Religion, Ideology and Mindfulness, Part II

Note: Throughout these posts, I will frequently illustrate points with quotes from Jon Kabat-Zinn’s Full Catastrophe Living: Using the Wisdom of Your Body and Mind to Face Stress, Pain, and Illness, Kindle Version, Revised Edition 2013; Bantam Books, New York.

By way of quick review: In Varieties of Religious Experience, William James defines religion as “…the feelings, acts, and experiences of individual men in their solitude, so far as they apprehend themselves to stand in relation to whatever they may consider the divine” (p.38), with the ‘divine’ beingsuch a primal reality as the individual feels impelled to respond to solemnly and gravely, and neither by a curse nor a jest.” (p. 45). According to Clifford Geertz, religion creates “an aura of utter actuality. It is this sense of the ‘really real’ upon which the religious perspective rests” (Interpretation of Cultures, p. 112; my italics).

Borrowing from Robert Jay Lifton and Willard S. Mullins, ideology is a relatively comprehensive and coherent set of convictions (a “vision”) about how humans and the world works, which is powerful enough to influence one’s thinking, feelings, evaluations, and actions.

Mindfulness is both an ideology and a religion. In this commentary, I will often refer to the mindfulness as one or the other, but I don’t intend to use awkward compound words like “religio-ideological”.

In mindfulness discourse, “non-judgmental awareness” is a way of experiencing the world that reveals its true nature.

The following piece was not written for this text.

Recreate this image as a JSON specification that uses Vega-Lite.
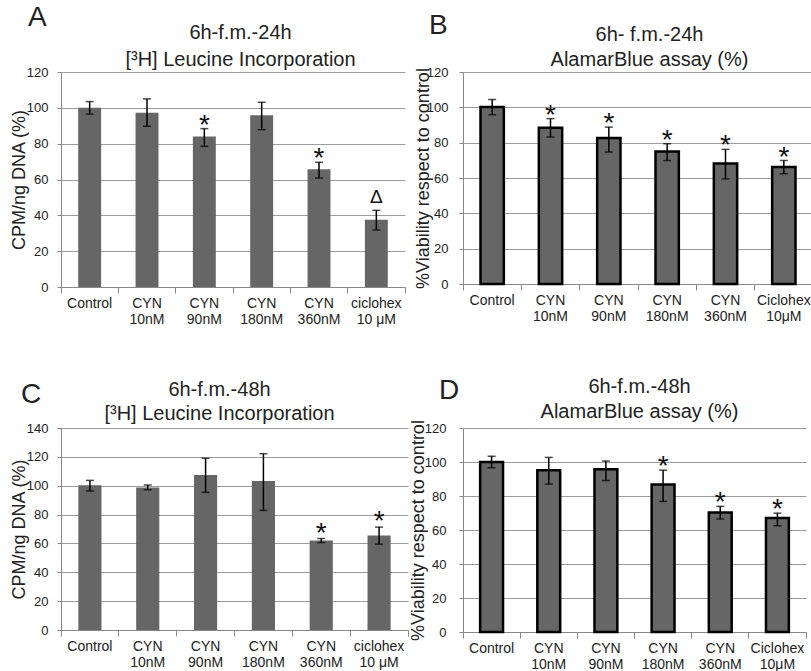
{
  "$schema": "https://vega.github.io/schema/vega-lite/v6.json",
  "background": "white",
  "padding": {"left": 10, "top": 4, "right": 0, "bottom": 0},
  "config": {
    "font": "Liberation Sans",
    "view": {"stroke": null},
    "title": {"anchor": "start", "frame": "group", "fontSize": 28, "fontWeight": "normal", "color": "#222222", "baseline": "alphabetic", "offset": 0},
    "axis": {"labelColor": "#222222", "titleColor": "#222222", "titleFontWeight": "normal", "domainColor": "#888888", "tickColor": "#888888", "gridColor": "#9c9c9c", "labelOverlap": false}
  },
  "datasets": {
    "A": [
      {"group": "Control", "value": 100, "lo": 96.5, "hi": 103.5, "mark": ""},
      {"group": "CYN|10nM", "value": 97.3, "lo": 89.7, "hi": 105, "mark": ""},
      {"group": "CYN|90nM", "value": 84, "lo": 78.5, "hi": 88.4, "mark": "*"},
      {"group": "CYN|180nM", "value": 95.8, "lo": 87.8, "hi": 103.1, "mark": ""},
      {"group": "CYN|360nM", "value": 65.7, "lo": 60.8, "hi": 69.6, "mark": "*"},
      {"group": "ciclohex|10 μM", "value": 37.6, "lo": 31.8, "hi": 42.8, "mark": "Δ"}
    ],
    "B": [
      {"group": "Control", "value": 100.2, "lo": 95.8, "hi": 104.5, "mark": ""},
      {"group": "CYN|10nM", "value": 88.5, "lo": 83.2, "hi": 93.6, "mark": "*"},
      {"group": "CYN|90nM", "value": 82.6, "lo": 74.7, "hi": 88.8, "mark": "*"},
      {"group": "CYN|180nM", "value": 75, "lo": 69.9, "hi": 79.4, "mark": "*"},
      {"group": "CYN|360nM", "value": 68.2, "lo": 59.5, "hi": 76.2, "mark": "*"},
      {"group": "Ciclohex|10μM", "value": 66.2, "lo": 62.4, "hi": 69.9, "mark": "*"}
    ],
    "C": [
      {"group": "Control", "value": 100.4, "lo": 96.3, "hi": 103.7, "mark": ""},
      {"group": "CYN|10nM", "value": 98.8, "lo": 97.2, "hi": 100.5, "mark": ""},
      {"group": "CYN|90nM", "value": 107.4, "lo": 95.4, "hi": 119, "mark": ""},
      {"group": "CYN|180nM", "value": 103.2, "lo": 82.9, "hi": 122.2, "mark": ""},
      {"group": "CYN|360nM", "value": 62, "lo": 60.6, "hi": 63.4, "mark": "*"},
      {"group": "ciclohex|10 μM", "value": 65.5, "lo": 59.5, "hi": 71.3, "mark": "*"}
    ],
    "D": [
      {"group": "Control", "value": 100, "lo": 96.6, "hi": 103.4, "mark": ""},
      {"group": "CYN|10nM", "value": 95.2, "lo": 87, "hi": 102.7, "mark": ""},
      {"group": "CYN|90nM", "value": 95.8, "lo": 89.1, "hi": 100.6, "mark": ""},
      {"group": "CYN|180nM", "value": 86.7, "lo": 76.8, "hi": 95.2, "mark": "*"},
      {"group": "CYN|360nM", "value": 70.3, "lo": 66.5, "hi": 73.9, "mark": "*"},
      {"group": "Ciclohex|10μM", "value": 67, "lo": 62.5, "hi": 69.9, "mark": "*"}
    ]
  },
  "columns": 2,
  "bounds": "flush",
  "align": "none",
  "spacing": {"row": 141, "column": 55},
  "concat": [
    {
      "width": 344, "height": 215,
      "data": {"name": "A"},
      "title": {"text": "A", "dx": -33, "dy": 14},
      "resolve": {"axis": {"x": "independent", "y": "independent"}},
      "layer": [
        {
          "mark": {"type": "bar", "width": {"band": 0.4}, "color": "#666666"},
          "encoding": {
            "x": {"field": "group", "type": "nominal", "sort": null, "scale": {"paddingInner": 0, "paddingOuter": 0},
                  "axis": {"title": null, "labelAngle": 0, "labelFontSize": 14, "labelLineHeight": 16, "labelExpr": "isValid(datum.value) ? split(datum.value, '|') : ''", "bandPosition": 1, "tickExtra": true, "tickSize": 6, "labelPadding": 3, "labelBaseline": "top", "grid": false}},
            "y": {"field": "value", "type": "quantitative", "scale": {"domain": [0, 120]},
                  "axis": {"title": "CPM/ng DNA (%)", "titleFontSize": 18, "values": [0, 20, 40, 60, 80, 100, 120], "labelFontSize": 13, "tickSize": 4, "labelPadding": 9, "titlePadding": -2, "grid": true}}
          }
        },
        {
          "mark": {"type": "rule", "color": "black", "strokeWidth": 1.5},
          "encoding": {"x": {"field": "group", "type": "nominal", "sort": null, "axis": null}, "y": {"field": "lo", "type": "quantitative", "axis": null}, "y2": {"field": "hi"}}
        },
        {
          "mark": {"type": "tick", "color": "black", "size": 8, "thickness": 1.5},
          "encoding": {"x": {"field": "group", "type": "nominal", "sort": null, "axis": null}, "y": {"field": "lo", "type": "quantitative", "axis": null}}
        },
        {
          "mark": {"type": "tick", "color": "black", "size": 8, "thickness": 1.5},
          "encoding": {"x": {"field": "group", "type": "nominal", "sort": null, "axis": null}, "y": {"field": "hi", "type": "quantitative", "axis": null}}
        },
        {
          "transform": [{"filter": "datum.mark == '*'"}],
          "mark": {"type": "text", "fontSize": 28, "baseline": "alphabetic", "dy": 5, "color": "#111111"},
          "encoding": {"x": {"field": "group", "type": "nominal", "sort": null, "axis": null}, "y": {"field": "hi", "type": "quantitative", "axis": null}, "text": {"field": "mark"}}
        },
        {
          "transform": [{"filter": "datum.mark == 'Δ'"}],
          "mark": {"type": "text", "fontSize": 19, "baseline": "alphabetic", "dy": -7, "color": "#111111"},
          "encoding": {"x": {"field": "group", "type": "nominal", "sort": null, "axis": null}, "y": {"field": "hi", "type": "quantitative", "axis": null}, "text": {"field": "mark"}}
        },
        {
          "mark": {"type": "point", "opacity": 0},
          "encoding": {"x": {"field": "group", "type": "nominal", "sort": null,
            "axis": {"orient": "top", "labels": false, "ticks": false, "domain": false, "grid": false, "title": ["6h-f.m.-24h", "[³H] Leucine Incorporation"], "titleFontSize": 20, "titleLineHeight": 27, "titleBaseline": "bottom", "titlePadding": 3, "titleX": 179, "titleAlign": "center"}}}
        }
      ]
    },
    {
      "width": 350, "height": 212,
      "data": {"name": "B"},
      "title": {"text": "B", "dx": -34, "dy": 20},
      "resolve": {"axis": {"x": "independent", "y": "independent"}},
      "layer": [
        {
          "mark": {"type": "bar", "width": {"band": 0.4}, "color": "#666666", "stroke": "black", "strokeWidth": 2.5},
          "encoding": {
            "x": {"field": "group", "type": "nominal", "sort": null, "scale": {"paddingInner": 0, "paddingOuter": 0},
                  "axis": {"title": null, "labelAngle": 0, "labelFontSize": 14, "labelLineHeight": 16, "labelExpr": "isValid(datum.value) ? split(datum.value, '|') : ''", "bandPosition": 1, "tickExtra": true, "tickSize": 6, "labelPadding": 3, "labelBaseline": "top", "grid": false}},
            "y": {"field": "value", "type": "quantitative", "scale": {"domain": [0, 120]},
                  "axis": {"title": "%Viability respect to control", "titleFontSize": 18, "values": [0, 20, 40, 60, 80, 100, 120], "labelFontSize": 13, "tickSize": 4, "labelPadding": 11, "titlePadding": -6, "grid": true}}
          }
        },
        {
          "mark": {"type": "rule", "color": "black", "strokeWidth": 1.5},
          "encoding": {"x": {"field": "group", "type": "nominal", "sort": null, "axis": null}, "y": {"field": "lo", "type": "quantitative", "axis": null}, "y2": {"field": "hi"}}
        },
        {
          "mark": {"type": "tick", "color": "black", "size": 8, "thickness": 1.5},
          "encoding": {"x": {"field": "group", "type": "nominal", "sort": null, "axis": null}, "y": {"field": "lo", "type": "quantitative", "axis": null}}
        },
        {
          "mark": {"type": "tick", "color": "black", "size": 8, "thickness": 1.5},
          "encoding": {"x": {"field": "group", "type": "nominal", "sort": null, "axis": null}, "y": {"field": "hi", "type": "quantitative", "axis": null}}
        },
        {
          "transform": [{"filter": "datum.mark == '*'"}],
          "mark": {"type": "text", "fontSize": 28, "baseline": "alphabetic", "dy": 5, "color": "#111111"},
          "encoding": {"x": {"field": "group", "type": "nominal", "sort": null, "axis": null}, "y": {"field": "hi", "type": "quantitative", "axis": null}, "text": {"field": "mark"}}
        },
        {
          "mark": {"type": "point", "opacity": 0},
          "encoding": {"x": {"field": "group", "type": "nominal", "sort": null,
            "axis": {"orient": "top", "labels": false, "ticks": false, "domain": false, "grid": false, "title": ["6h- f.m.-24h", "AlamarBlue assay (%)"], "titleFontSize": 20, "titleLineHeight": 25, "titleBaseline": "bottom", "titlePadding": 3, "titleX": 186, "titleAlign": "center"}}}
        }
      ]
    },
    {
      "width": 347, "height": 202,
      "data": {"name": "C"},
      "title": {"text": "C", "dx": -40, "dy": 34},
      "resolve": {"axis": {"x": "independent", "y": "independent"}},
      "layer": [
        {
          "mark": {"type": "bar", "width": {"band": 0.4}, "color": "#666666"},
          "encoding": {
            "x": {"field": "group", "type": "nominal", "sort": null, "scale": {"paddingInner": 0, "paddingOuter": 0},
                  "axis": {"title": null, "labelAngle": 0, "labelFontSize": 14, "labelLineHeight": 16, "labelExpr": "isValid(datum.value) ? split(datum.value, '|') : ''", "bandPosition": 1, "tickExtra": true, "tickSize": 6, "labelPadding": 3, "labelBaseline": "top", "grid": false}},
            "y": {"field": "value", "type": "quantitative", "scale": {"domain": [0, 140]},
                  "axis": {"title": "CPM/ng DNA (%)", "titleFontSize": 18, "values": [0, 20, 40, 60, 80, 100, 120, 140], "labelFontSize": 13, "tickSize": 4, "labelPadding": 9, "titlePadding": -2, "grid": true}}
          }
        },
        {
          "mark": {"type": "rule", "color": "black", "strokeWidth": 1.5},
          "encoding": {"x": {"field": "group", "type": "nominal", "sort": null, "axis": null}, "y": {"field": "lo", "type": "quantitative", "axis": null}, "y2": {"field": "hi"}}
        },
        {
          "mark": {"type": "tick", "color": "black", "size": 8, "thickness": 1.5},
          "encoding": {"x": {"field": "group", "type": "nominal", "sort": null, "axis": null}, "y": {"field": "lo", "type": "quantitative", "axis": null}}
        },
        {
          "mark": {"type": "tick", "color": "black", "size": 8, "thickness": 1.5},
          "encoding": {"x": {"field": "group", "type": "nominal", "sort": null, "axis": null}, "y": {"field": "hi", "type": "quantitative", "axis": null}}
        },
        {
          "transform": [{"filter": "datum.mark == '*'"}],
          "mark": {"type": "text", "fontSize": 28, "baseline": "alphabetic", "dy": 3, "color": "#111111"},
          "encoding": {"x": {"field": "group", "type": "nominal", "sort": null, "axis": null}, "y": {"field": "hi", "type": "quantitative", "axis": null}, "text": {"field": "mark"}}
        },
        {
          "mark": {"type": "point", "opacity": 0},
          "encoding": {"x": {"field": "group", "type": "nominal", "sort": null,
            "axis": {"orient": "top", "labels": false, "ticks": false, "domain": false, "grid": false, "title": ["6h-f.m.-48h", "[³H] Leucine Incorporation"], "titleFontSize": 20, "titleLineHeight": 24, "titleBaseline": "bottom", "titlePadding": 5, "titleX": 158, "titleAlign": "center"}}}
        }
      ]
    },
    {
      "width": 343, "height": 204,
      "data": {"name": "D"},
      "title": {"text": "D", "dx": -24, "dy": 33},
      "resolve": {"axis": {"x": "independent", "y": "independent"}},
      "layer": [
        {
          "mark": {"type": "bar", "width": {"band": 0.4}, "color": "#666666", "stroke": "black", "strokeWidth": 2.5},
          "encoding": {
            "x": {"field": "group", "type": "nominal", "sort": null, "scale": {"paddingInner": 0, "paddingOuter": 0},
                  "axis": {"title": null, "labelAngle": 0, "labelFontSize": 14, "labelLineHeight": 16, "labelExpr": "isValid(datum.value) ? split(datum.value, '|') : ''", "bandPosition": 1, "tickExtra": true, "tickSize": 6, "labelPadding": 3, "labelBaseline": "top", "grid": false}},
            "y": {"field": "value", "type": "quantitative", "scale": {"domain": [0, 120]},
                  "axis": {"title": "%Viability respect to control", "titleFontSize": 18, "values": [0, 20, 40, 60, 80, 100, 120], "labelFontSize": 13, "tickSize": 4, "labelPadding": 13, "titlePadding": -3, "grid": true}}
          }
        },
        {
          "mark": {"type": "rule", "color": "black", "strokeWidth": 1.5},
          "encoding": {"x": {"field": "group", "type": "nominal", "sort": null, "axis": null}, "y": {"field": "lo", "type": "quantitative", "axis": null}, "y2": {"field": "hi"}}
        },
        {
          "mark": {"type": "tick", "color": "black", "size": 8, "thickness": 1.5},
          "encoding": {"x": {"field": "group", "type": "nominal", "sort": null, "axis": null}, "y": {"field": "lo", "type": "quantitative", "axis": null}}
        },
        {
          "mark": {"type": "tick", "color": "black", "size": 8, "thickness": 1.5},
          "encoding": {"x": {"field": "group", "type": "nominal", "sort": null, "axis": null}, "y": {"field": "hi", "type": "quantitative", "axis": null}}
        },
        {
          "transform": [{"filter": "datum.mark == '*'"}],
          "mark": {"type": "text", "fontSize": 28, "baseline": "alphabetic", "dy": 5, "color": "#111111"},
          "encoding": {"x": {"field": "group", "type": "nominal", "sort": null, "axis": null}, "y": {"field": "hi", "type": "quantitative", "axis": null}, "text": {"field": "mark"}}
        },
        {
          "mark": {"type": "point", "opacity": 0},
          "encoding": {"x": {"field": "group", "type": "nominal", "sort": null,
            "axis": {"orient": "top", "labels": false, "ticks": false, "domain": false, "grid": false, "title": ["6h-f.m.-48h", "AlamarBlue assay (%)"], "titleFontSize": 20, "titleLineHeight": 25, "titleBaseline": "bottom", "titlePadding": 7, "titleX": 176, "titleAlign": "center"}}}
        }
      ]
    }
  ]
}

Using the terminology of James and Geertz, non-judgmental awareness is a kind of religious experience that reveals the really real. To be mindful is to be aware is to know the truth. From Kabat-Zinn’s Full Catastrophe Living (FCL):

“I define mindfulness operationally as the awareness that arises by paying attention on purpose, in the present moment, and non-judgmentally.” Introduction to the Second Edition, Kindle page 394

“This feeling, this apprehending, is another way of knowing for us, beyond merely thought-based knowing. We have a word for it in English: awareness. Making use of this innate capacity for knowing, we can investigate, inquire, and apprehend what is so for us in profoundly liberating ways.” Introduction to the Second Edition, Kindle page 387

“Knowing what you are doing while you are doing it is the essence of mindfulness practice. The knowing is a non-conceptual knowing, or a bigger than conceptual knowing. It is awareness itself.” Chapter 1, Kindle page 1120

“…how difficult it is just to listen to the body or attend to our thoughts simply as events in the field of awareness. …As we have seen, the great delusion of separateness that we indulge in, coupled with our deeply conditioned habits of mind, the scars we carry, and our general level of unawareness, can result in particularly toxic and disregulating consequences for both our body and our mind.” Chapter 16, Kindle page 5102

In the discourse of mindfulness, it is through mindful awareness that we catch glimpses of the true interconnectedness of everything in the world (as opposed to the “great delusion of separateness”). This is the world of the really real – the realm of religion.

For those who believe in this particular vision of an interconnected world, awareness is not just a way of experiencing things – it’s a “way of being”. In fact, mindfulness practitioners may find the idea of “experience” too small to capture the profound liberation and the deep “non-conceptual knowing” that awareness is considered to bring. According to this perspective, the standard sense of “experience” reflects a sort of alienated subjectivity (“the great delusion of separateness”), in which we live and suffer alone. In contrast, moments of mindful awareness are “true moments of wholeness” where we are being with the interconnected world (FCL Chapter 4, Kindle page 1964).

Nor, according to FCL, is “awareness” the same as “paying attention”. True awareness arises by paying attention in a particular way (non-judgmentally, in the moment, with acceptance, etc.). But it is much more than a type of attention. Awareness is transformative; awareness can lead to wisdom; awareness reveals and begets harmony, interconnectedness and being. Paying attention alone is or does none of these things.

As a form of religious experience, “awareness” isn’t just any old experience – it is a portal to the really real. To quote and paraphrase Geertz, as religious experience, mindful awareness reveals “a general order of existence” clothed with “an aura of factuality” (The Interpretation of Cultures, p.90).

Footnote: Without being too fancy about it, my definition of “experience” is from wiktionary.org: event(s) of which one is cognizant. These events may include all sorts of things: actions, thoughts, feelings, intuitions, perceptions (at various levels of integration and binding), sensations, proprioception, spatial relations, etc. Some within the mindfulness world might take exception to the assumption of awareness in this definition (“cognizant”) given the “half sleep of unawareness” in which the unmindful masses are thought to be habitually immersed (FCL, Chapter 27, Kindle page 8047).